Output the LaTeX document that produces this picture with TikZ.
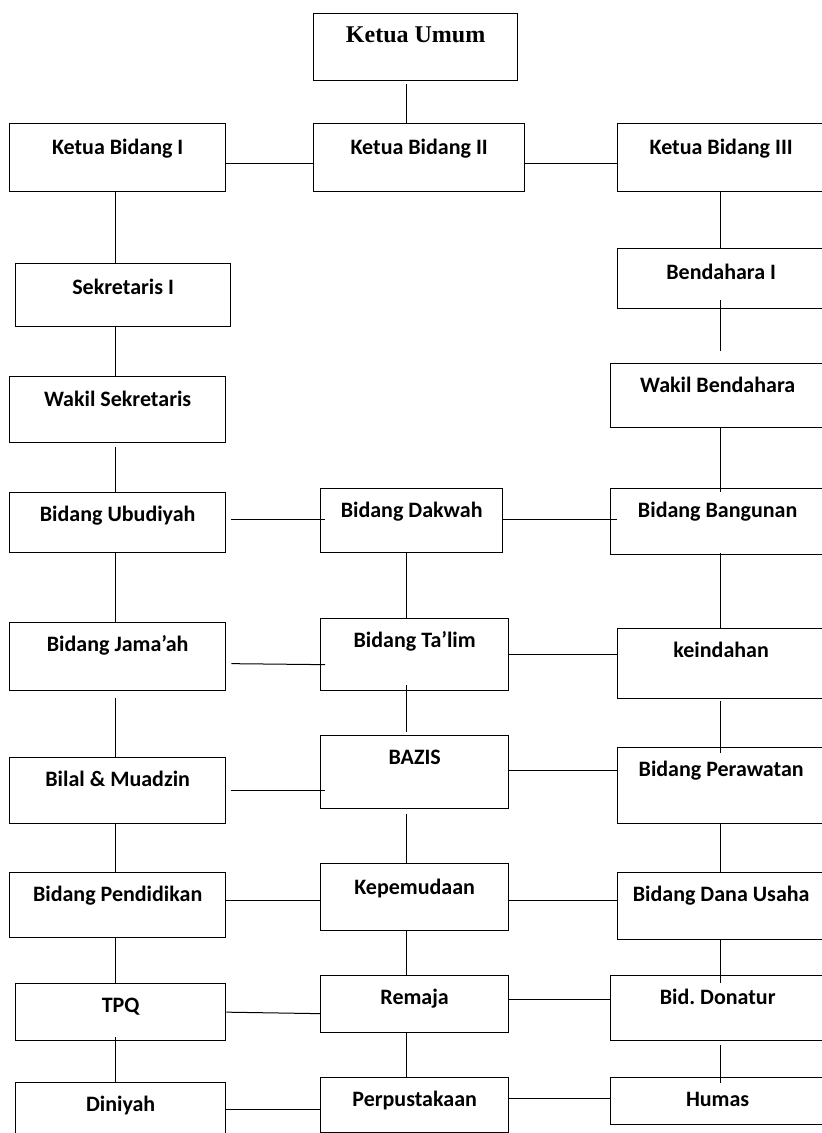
\documentclass[tikz,border=0pt]{standalone}
\usepackage{fontspec}
\setmainfont{Carlito}
\newfontfamily\judulfont{Liberation Serif}
\usetikzlibrary{positioning}

\tikzset{
  kotak/.style={draw, rectangle, inner sep=0pt, anchor=north west, line width=1.3pt,
    font=\bfseries\fontsize{22}{26}\selectfont},
  ukuran/.style n args={4}{minimum width=#1pt, minimum height=#2pt, text height=#3pt, text depth=#4pt},
  garis/.style={line width=1pt}
}

\begin{document}
\begin{tikzpicture}[line cap=butt,line join=miter,x=1pt,y=-1pt]
\useasboundingbox (0,0) rectangle (822,1133);
\clip (0,0) rectangle (822,1133);
% kolom penghubung
\coordinate (kolA) at (115,0);
\coordinate (kolB) at (406,0);
\coordinate (kolC) at (720,0);
% pimpinan
\node[kotak, ukuran={204}{67}{29}{38}, font=\judulfont\bfseries\fontsize{24}{28}\selectfont] (ku) at (313,13) {Ketua Umum};
\node[kotak, ukuran={216}{68}{31}{37}] (kb1) at (9,123) {Ketua Bidang I};
\node[kotak, ukuran={211}{68}{31}{37}] (kb2) at (313,123) {Ketua Bidang II};
\node[kotak, ukuran={207}{68}{31}{37}] (kb3) at (617,123) {Ketua Bidang III};
% sekretaris dan bendahara
\node[kotak, ukuran={215}{63}{31}{32}] (sek1) at (15,263) {Sekretaris I};
\node[kotak, ukuran={207}{60}{31}{29}] (ben1) at (617,248) {Bendahara I};
\node[kotak, ukuran={216}{66}{30}{36}] (wsek) at (9,376) {Wakil Sekretaris};
\node[kotak, ukuran={214}{64}{29}{35}] (wben) at (610,363) {Wakil Bendahara};
% bidang-bidang
\node[kotak, ukuran={216}{60}{29}{31}] (ubud) at (9,492) {Bidang Ubudiyah};
\node[kotak, ukuran={182}{64}{29}{35}] (dakwah) at (320,488) {Bidang Dakwah};
\node[kotak, ukuran={214}{66}{29}{37}] (bangun) at (610,488) {Bidang Bangunan};
\node[kotak, ukuran={216}{68}{29}{39}] (jamaah) at (9,622) {Bidang Jama’ah};
\node[kotak, ukuran={188}{72}{29}{43}] (talim) at (320,618) {Bidang Ta’lim};
\node[kotak, ukuran={207}{70}{29}{41}] (indah) at (617,628) {keindahan};
\node[kotak, ukuran={216}{66}{29}{37}] (bilal) at (9,757) {Bilal \& Muadzin};
\node[kotak, ukuran={188}{73}{29}{44}] (bazis) at (320,735) {BAZIS};
\node[kotak, ukuran={207}{76}{29}{47}] (rawat) at (617,747) {Bidang Perawatan};
\node[kotak, ukuran={216}{65}{29}{36}] (didik) at (9,872) {Bidang Pendidikan};
\node[kotak, ukuran={188}{67}{31}{36}] (muda) at (320,863) {Kepemudaan};
\node[kotak, ukuran={207}{67}{29}{38}] (danus) at (617,872) {Bidang Dana Usaha};
\node[kotak, ukuran={210}{57}{29}{28}] (tpq) at (15,983) {TPQ};
\node[kotak, ukuran={188}{57}{29}{28}] (remaja) at (320,975) {Remaja};
\node[kotak, ukuran={214}{65}{29}{36}] (donat) at (610,975) {Bid.\ Donatur};
\node[kotak, ukuran={210}{58}{29}{29}] (diniyah) at (15,1082) {Diniyah};
\node[kotak, ukuran={188}{55}{29}{26}] (perpus) at (320,1077) {Perpustakaan};
\node[kotak, ukuran={214}{47}{29}{18}] (humas) at (610,1077) {Humas};
% garis tegak
\draw[garis] ([yshift=-3pt]ku.south -| kolB) -- (kb2.north -| kolB);
\draw[garis] (kb1.south -| kolA) -- (sek1.north -| kolA);
\draw[garis] (sek1.south -| kolA) -- (wsek.north -| kolA);
\draw[garis] ([yshift=-4pt]wsek.south -| kolA) -- (ubud.north -| kolA);
\draw[garis] (ubud.south -| kolA) -- (jamaah.north -| kolA);
\draw[garis] ([yshift=-7pt]jamaah.south -| kolA) -- (bilal.north -| kolA);
\draw[garis] (bilal.south -| kolA) -- (didik.north -| kolA);
\draw[garis] (didik.south -| kolA) -- (tpq.north -| kolA);
\draw[garis] ([yshift=4pt]tpq.south -| kolA) -- (diniyah.north -| kolA);
\draw[garis] (dakwah.south -| kolB) -- (talim.north -| kolB);
\draw[garis] ([yshift=6pt]talim.south -| kolB) -- ([yshift=3pt]bazis.north -| kolB);
\draw[garis] ([yshift=-5pt]bazis.south -| kolB) -- (muda.north -| kolB);
\draw[garis] (muda.south -| kolB) -- (remaja.north -| kolB);
\draw[garis] (remaja.south -| kolB) -- (perpus.north -| kolB);
\draw[garis] (kb3.south -| kolC) -- (ben1.north -| kolC);
\draw[garis] ([yshift=9pt]ben1.south -| kolC) -- ([yshift=12pt]wben.north -| kolC);
\draw[garis] (wben.south -| kolC) -- ([yshift=-4pt]bangun.north -| kolC);
\draw[garis] ([yshift=2pt]bangun.south -| kolC) -- (indah.north -| kolC);
\draw[garis] ([yshift=-2pt]indah.south -| kolC) -- ([yshift=-6pt]rawat.north -| kolC);
\draw[garis] (rawat.south -| kolC) -- (danus.north -| kolC);
\draw[garis] (danus.south -| kolC) -- ([yshift=-8pt]donat.north -| kolC);
\draw[garis] ([yshift=-4pt]donat.south -| kolC) -- ([yshift=-6pt]humas.north -| kolC);
% garis mendatar
\draw[garis] ([yshift=-6pt]kb1.east) -- ([yshift=-6pt]kb2.west);
\draw[garis] ([yshift=-6pt]kb2.east) -- ([yshift=-6pt]kb3.west);
\draw[garis] ([xshift=5pt,yshift=3pt]ubud.east) -- ([xshift=5pt,yshift=1pt]dakwah.west);
\draw[garis] ([yshift=1pt]dakwah.east) -- ([xshift=7pt,yshift=2pt]bangun.west);
\draw[garis] ([xshift=5pt,yshift=-7pt]jamaah.east) -- ([xshift=5pt,yshift=-10pt]talim.west);
\draw[garis] (talim.east) -- ([yshift=9pt]indah.west);
\draw[garis] ([xshift=5pt]bilal.east) -- ([xshift=5pt,yshift=-18.5pt]bazis.west);
\draw[garis] ([yshift=1.5pt]bazis.east) -- ([yshift=15pt]rawat.west);
\draw[garis] ([yshift=4.5pt]didik.east) -- ([yshift=-3.5pt]muda.west);
\draw[garis] ([yshift=-3.5pt]muda.east) -- ([yshift=5.5pt]danus.west);
\draw[garis] (tpq.east) -- ([yshift=-9.5pt]remaja.west);
\draw[garis] ([yshift=4.5pt]remaja.east) -- ([yshift=8.5pt]donat.west);
\draw[garis, line width=1.6pt] ([yshift=2pt]diniyah.east) -- ([yshift=-4.5pt]perpus.west);
\draw[garis] ([yshift=6.5pt]perpus.east) -- ([yshift=2.5pt]humas.west);
\end{tikzpicture}
\end{document}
+++++
* _Instruction_:
Transcribe all of the material exactly, leaving out whatever pictures it contains.

* _Solved exercise_:
Output the LaTeX document that produces this picture with TikZ.
\documentclass[tikz,border=0pt]{standalone}
\usepackage{fontspec}
\setmainfont{Carlito}
\newfontfamily\judulfont{Liberation Serif}
\usetikzlibrary{positioning}

\tikzset{
  kotak/.style={draw, rectangle, inner sep=0pt, anchor=north west, line width=1.3pt,
    font=\bfseries\fontsize{22}{26}\selectfont},
  ukuran/.style n args={4}{minimum width=#1pt, minimum height=#2pt, text height=#3pt, text depth=#4pt},
  garis/.style={line width=1pt}
}

\begin{document}
\begin{tikzpicture}[line cap=butt,line join=miter,x=1pt,y=-1pt]
\useasboundingbox (0,0) rectangle (822,1133);
\clip (0,0) rectangle (822,1133);
% kolom penghubung
\coordinate (kolA) at (115,0);
\coordinate (kolB) at (406,0);
\coordinate (kolC) at (720,0);
% pimpinan
\node[kotak, ukuran={204}{67}{29}{38}, font=\judulfont\bfseries\fontsize{24}{28}\selectfont] (ku) at (313,13) {Ketua Umum};
\node[kotak, ukuran={216}{68}{31}{37}] (kb1) at (9,123) {Ketua Bidang I};
\node[kotak, ukuran={211}{68}{31}{37}] (kb2) at (313,123) {Ketua Bidang II};
\node[kotak, ukuran={207}{68}{31}{37}] (kb3) at (617,123) {Ketua Bidang III};
% sekretaris dan bendahara
\node[kotak, ukuran={215}{63}{31}{32}] (sek1) at (15,263) {Sekretaris I};
\node[kotak, ukuran={207}{60}{31}{29}] (ben1) at (617,248) {Bendahara I};
\node[kotak, ukuran={216}{66}{30}{36}] (wsek) at (9,376) {Wakil Sekretaris};
\node[kotak, ukuran={214}{64}{29}{35}] (wben) at (610,363) {Wakil Bendahara};
% bidang-bidang
\node[kotak, ukuran={216}{60}{29}{31}] (ubud) at (9,492) {Bidang Ubudiyah};
\node[kotak, ukuran={182}{64}{29}{35}] (dakwah) at (320,488) {Bidang Dakwah};
\node[kotak, ukuran={214}{66}{29}{37}] (bangun) at (610,488) {Bidang Bangunan};
\node[kotak, ukuran={216}{68}{29}{39}] (jamaah) at (9,622) {Bidang Jama’ah};
\node[kotak, ukuran={188}{72}{29}{43}] (talim) at (320,618) {Bidang Ta’lim};
\node[kotak, ukuran={207}{70}{29}{41}] (indah) at (617,628) {keindahan};
\node[kotak, ukuran={216}{66}{29}{37}] (bilal) at (9,757) {Bilal \& Muadzin};
\node[kotak, ukuran={188}{73}{29}{44}] (bazis) at (320,735) {BAZIS};
\node[kotak, ukuran={207}{76}{29}{47}] (rawat) at (617,747) {Bidang Perawatan};
\node[kotak, ukuran={216}{65}{29}{36}] (didik) at (9,872) {Bidang Pendidikan};
\node[kotak, ukuran={188}{67}{31}{36}] (muda) at (320,863) {Kepemudaan};
\node[kotak, ukuran={207}{67}{29}{38}] (danus) at (617,872) {Bidang Dana Usaha};
\node[kotak, ukuran={210}{57}{29}{28}] (tpq) at (15,983) {TPQ};
\node[kotak, ukuran={188}{57}{29}{28}] (remaja) at (320,975) {Remaja};
\node[kotak, ukuran={214}{65}{29}{36}] (donat) at (610,975) {Bid.\ Donatur};
\node[kotak, ukuran={210}{58}{29}{29}] (diniyah) at (15,1082) {Diniyah};
\node[kotak, ukuran={188}{55}{29}{26}] (perpus) at (320,1077) {Perpustakaan};
\node[kotak, ukuran={214}{47}{29}{18}] (humas) at (610,1077) {Humas};
% garis tegak
\draw[garis] ([yshift=-3pt]ku.south -| kolB) -- (kb2.north -| kolB);
\draw[garis] (kb1.south -| kolA) -- (sek1.north -| kolA);
\draw[garis] (sek1.south -| kolA) -- (wsek.north -| kolA);
\draw[garis] ([yshift=-4pt]wsek.south -| kolA) -- (ubud.north -| kolA);
\draw[garis] (ubud.south -| kolA) -- (jamaah.north -| kolA);
\draw[garis] ([yshift=-7pt]jamaah.south -| kolA) -- (bilal.north -| kolA);
\draw[garis] (bilal.south -| kolA) -- (didik.north -| kolA);
\draw[garis] (didik.south -| kolA) -- (tpq.north -| kolA);
\draw[garis] ([yshift=4pt]tpq.south -| kolA) -- (diniyah.north -| kolA);
\draw[garis] (dakwah.south -| kolB) -- (talim.north -| kolB);
\draw[garis] ([yshift=6pt]talim.south -| kolB) -- ([yshift=3pt]bazis.north -| kolB);
\draw[garis] ([yshift=-5pt]bazis.south -| kolB) -- (muda.north -| kolB);
\draw[garis] (muda.south -| kolB) -- (remaja.north -| kolB);
\draw[garis] (remaja.south -| kolB) -- (perpus.north -| kolB);
\draw[garis] (kb3.south -| kolC) -- (ben1.north -| kolC);
\draw[garis] ([yshift=9pt]ben1.south -| kolC) -- ([yshift=12pt]wben.north -| kolC);
\draw[garis] (wben.south -| kolC) -- ([yshift=-4pt]bangun.north -| kolC);
\draw[garis] ([yshift=2pt]bangun.south -| kolC) -- (indah.north -| kolC);
\draw[garis] ([yshift=-2pt]indah.south -| kolC) -- ([yshift=-6pt]rawat.north -| kolC);
\draw[garis] (rawat.south -| kolC) -- (danus.north -| kolC);
\draw[garis] (danus.south -| kolC) -- ([yshift=-8pt]donat.north -| kolC);
\draw[garis] ([yshift=-4pt]donat.south -| kolC) -- ([yshift=-6pt]humas.north -| kolC);
% garis mendatar
\draw[garis] ([yshift=-6pt]kb1.east) -- ([yshift=-6pt]kb2.west);
\draw[garis] ([yshift=-6pt]kb2.east) -- ([yshift=-6pt]kb3.west);
\draw[garis] ([xshift=5pt,yshift=3pt]ubud.east) -- ([xshift=5pt,yshift=1pt]dakwah.west);
\draw[garis] ([yshift=1pt]dakwah.east) -- ([xshift=7pt,yshift=2pt]bangun.west);
\draw[garis] ([xshift=5pt,yshift=-7pt]jamaah.east) -- ([xshift=5pt,yshift=-10pt]talim.west);
\draw[garis] (talim.east) -- ([yshift=9pt]indah.west);
\draw[garis] ([xshift=5pt]bilal.east) -- ([xshift=5pt,yshift=-18.5pt]bazis.west);
\draw[garis] ([yshift=1.5pt]bazis.east) -- ([yshift=15pt]rawat.west);
\draw[garis] ([yshift=4.5pt]didik.east) -- ([yshift=-3.5pt]muda.west);
\draw[garis] ([yshift=-3.5pt]muda.east) -- ([yshift=5.5pt]danus.west);
\draw[garis] (tpq.east) -- ([yshift=-9.5pt]remaja.west);
\draw[garis] ([yshift=4.5pt]remaja.east) -- ([yshift=8.5pt]donat.west);
\draw[garis, line width=1.6pt] ([yshift=2pt]diniyah.east) -- ([yshift=-4.5pt]perpus.west);
\draw[garis] ([yshift=6.5pt]perpus.east) -- ([yshift=2.5pt]humas.west);
\end{tikzpicture}
\end{document}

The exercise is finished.